Взгрустнулось при чтении этого фрагмента о том, как сплетни литпроцесса способны оказаться деструктивными: «Но после того, как некоторые люди стали утверждать, что лично знали Терентьева или читали его стихи в девяностые годы, я больше не видел смысла продолжать эту линию. К любым мемуарам с тех пор отношусь с большой осторожностью».
31 год. По образованию – историк.
[1] Мордовина Е. Фёдор Терентьев: «10 зим назад я был молод и умел любить» // Современная литература, 21.02.2021. Цит. по: https://sovlit.ru/ujti-ostatsya-zhit/tpost/eixg531361-fyodor-terentev-10-zim-nazad-ya-bil-molo?ysclid=lt30qim46n673159754
[2] https://prosodia.ru/catalog/shtudii/itogi-2023-goda-glazami-poetov/
[3] См. об этом в моём обзоре периодики на «Годе литературы»: https://godliteratury.ru/articles/2021/08/23/obzor-literaturnoj-periodiki-avgust?ysclid=lt31082efn125427066
[4] Не забудем и про определённые жесты, связанные с акцентированием существования Фёдора Терентьева для аудитории. Так, создатель проекта разместил в своём паблике информацию о предложении по расшифровке неизданных рукописей поэта (написав стихи, естественно, своим почерком). На это, естественно, многие «клюнули».
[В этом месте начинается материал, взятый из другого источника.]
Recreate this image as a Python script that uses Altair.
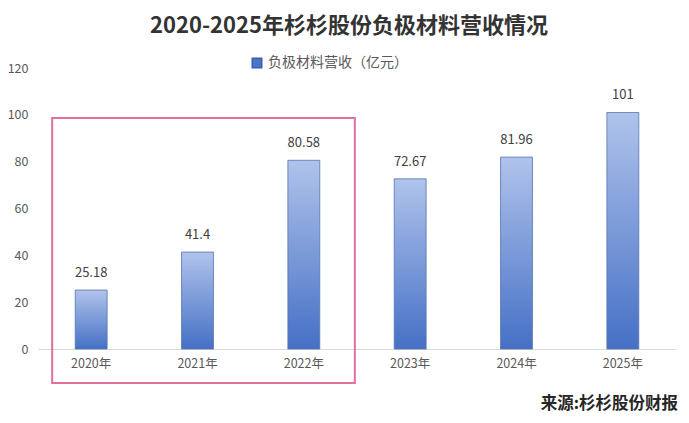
import altair as alt
import pandas as pd

years = ["2020年", "2021年", "2022年", "2023年", "2024年", "2025年"]
revenue = [25.18, 41.4, 80.58, 72.67, 81.96, 101]
labels = ["25.18", "41.4", "80.58", "72.67", "81.96", "101"]
series_name = "负极材料营收（亿元）"

df = pd.DataFrame({"year": years, "revenue": revenue, "label": labels, "series": [series_name] * len(years)})

FONT = "Noto Sans CJK SC"

xscale = alt.Scale(domain=years, paddingInner=0.7, paddingOuter=0.35)
yscale = alt.Scale(domain=[0, 120], nice=False)

gradient = alt.Gradient(
    gradient="linear",
    x1=0, y1=0, x2=0, y2=1,
    stops=[alt.GradientStop(color="#b0c3eb", offset=0),
           alt.GradientStop(color="#4570c6", offset=1)],
)

bars = alt.Chart(df).mark_bar(fill=gradient, stroke="#5573b0", strokeWidth=0.8).encode(
    x=alt.X("year:N", scale=xscale, sort=years,
            axis=alt.Axis(title=None, labelAngle=0, ticks=False, domainColor="#d9d9d9",
                          labelColor="#595959", labelFontSize=12.5, labelFont=FONT, labelPadding=8)),
    y=alt.Y("revenue:Q", scale=yscale,
            axis=alt.Axis(title=None, values=[0, 20, 40, 60, 80, 100, 120], grid=False, domain=False,
                          ticks=False, labelColor="#595959", labelFontSize=12.5, labelFont=FONT, labelPadding=10)),
    color=alt.Color("series:N", scale=alt.Scale(range=["#4a74c8"]),
                    legend=alt.Legend(title=None, orient="none", legendX=212, legendY=-12,
                                      symbolType="square", symbolSize=90, symbolStrokeColor="#3a5ea8",
                                      labelFont=FONT, labelFontSize=14, labelColor="#595959")),
)

text = alt.Chart(df).mark_text(dy=-17, font=FONT, fontSize=13, color="#404040").encode(
    x=alt.X("year:N", scale=xscale, sort=years),
    y=alt.Y("revenue:Q", scale=yscale),
    text="label:N",
)

box_df = pd.DataFrame({"x": ["2020年"], "x2": ["2022年"], "y": [98.6], "y2": [-14.5]})
box = alt.Chart(box_df).mark_rect(fill=None, stroke="#e0709e", strokeWidth=2, clip=False,
                                  xOffset=-39, x2Offset=51).encode(
    x=alt.X("x:N", scale=xscale, sort=years, bandPosition=0.5),
    x2=alt.X2("x2"),
    y=alt.Y("y:Q", scale=yscale),
    y2="y2:Q",
)

src_df = pd.DataFrame({"t": ["来源:杉杉股份财报"]})
source = alt.Chart(src_df).mark_text(font=FONT, fontSize=16.5, fontWeight="bold", color="#262626",
                                     align="right", baseline="middle").encode(
    x=alt.value(640), y=alt.value(336), text="t:N")

chart = alt.layer(bars, text, box, source).properties(
    width=638, height=281,
    padding={"left": 30, "top": 60, "right": 5, "bottom": 70},
    autosize=alt.AutoSizeParams(type="none"),
    title=alt.TitleParams("2020-2025年杉杉股份负极材料营收情况", font=FONT, fontSize=22, fontWeight="bold",
                          color="#333333", anchor="middle", offset=18, dx=-8),
).configure_view(stroke=None)

chart.save("out.html", embed_options={"renderer": "svg", "actions": False})
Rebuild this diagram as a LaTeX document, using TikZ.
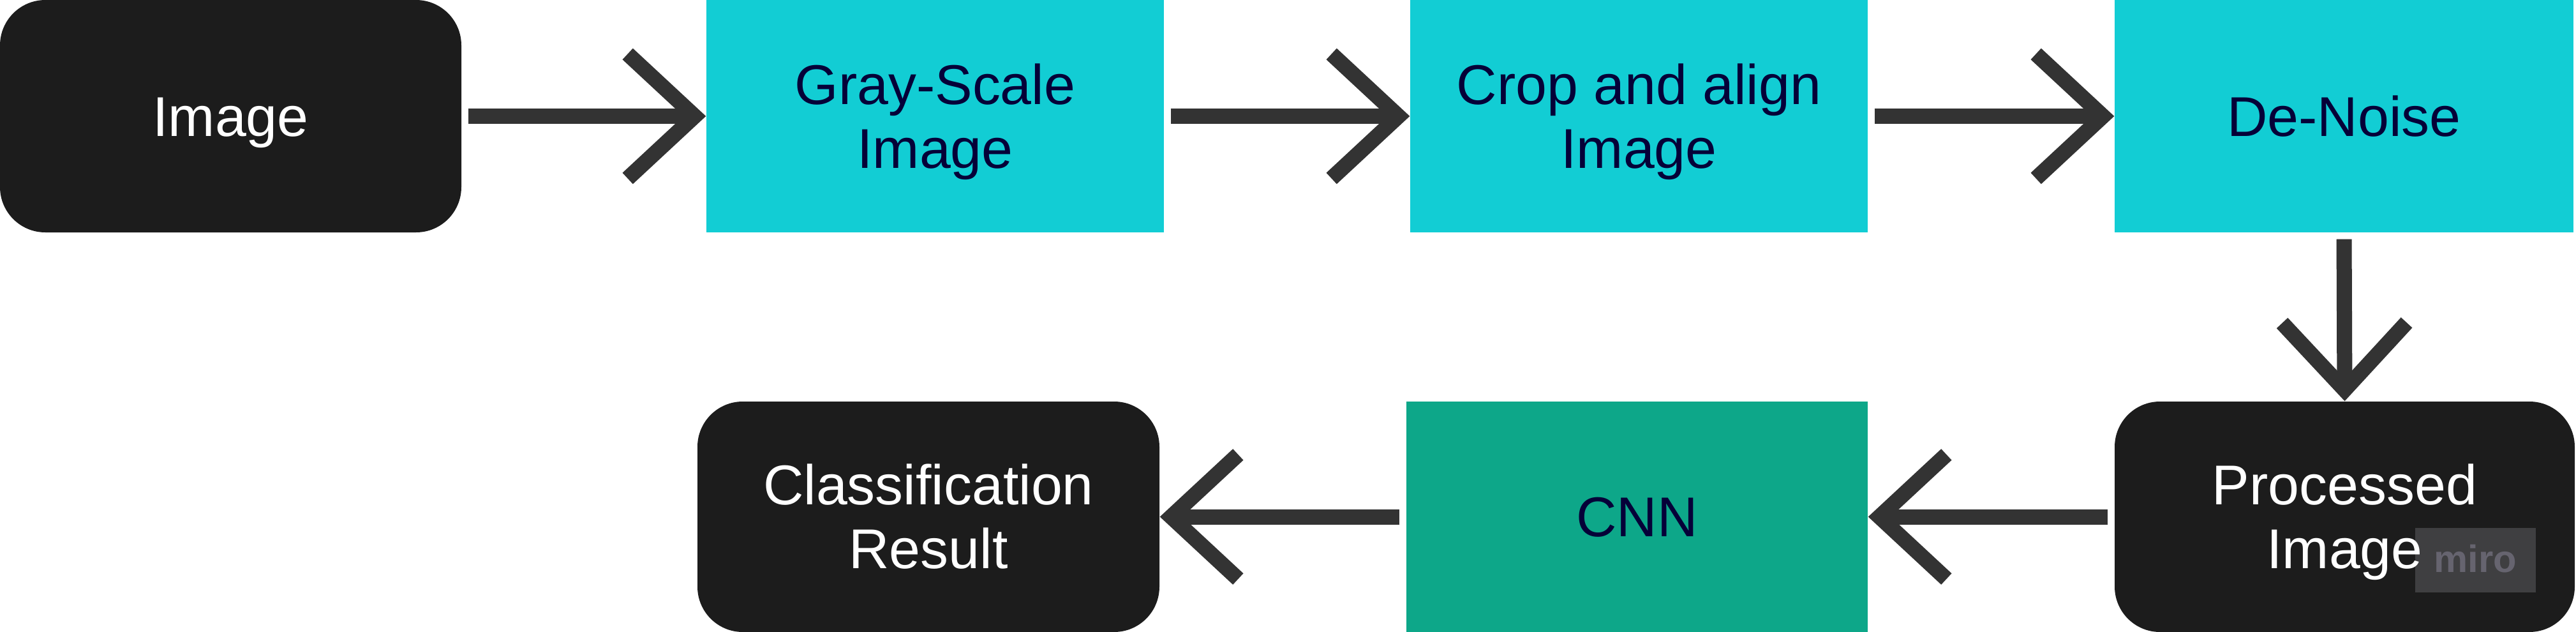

[5] Здесь, конечно, возможна и иная интерпретация: палимпсестуальное написание как бы «по канве» Заболоцкого, намеренное заимствование его интонации – и, соответственно, постановка себя в один ряд с классиком.
[6] Тут мне, впрочем, подсказывают, что Терентьев учился на филфаке; вряд ли там, конечно, в советское время читали Заболоцкого, но в любом случае, мысль о «полной изоляции» оставляю под вопросом. Смотря как понимать эту «изоляцию».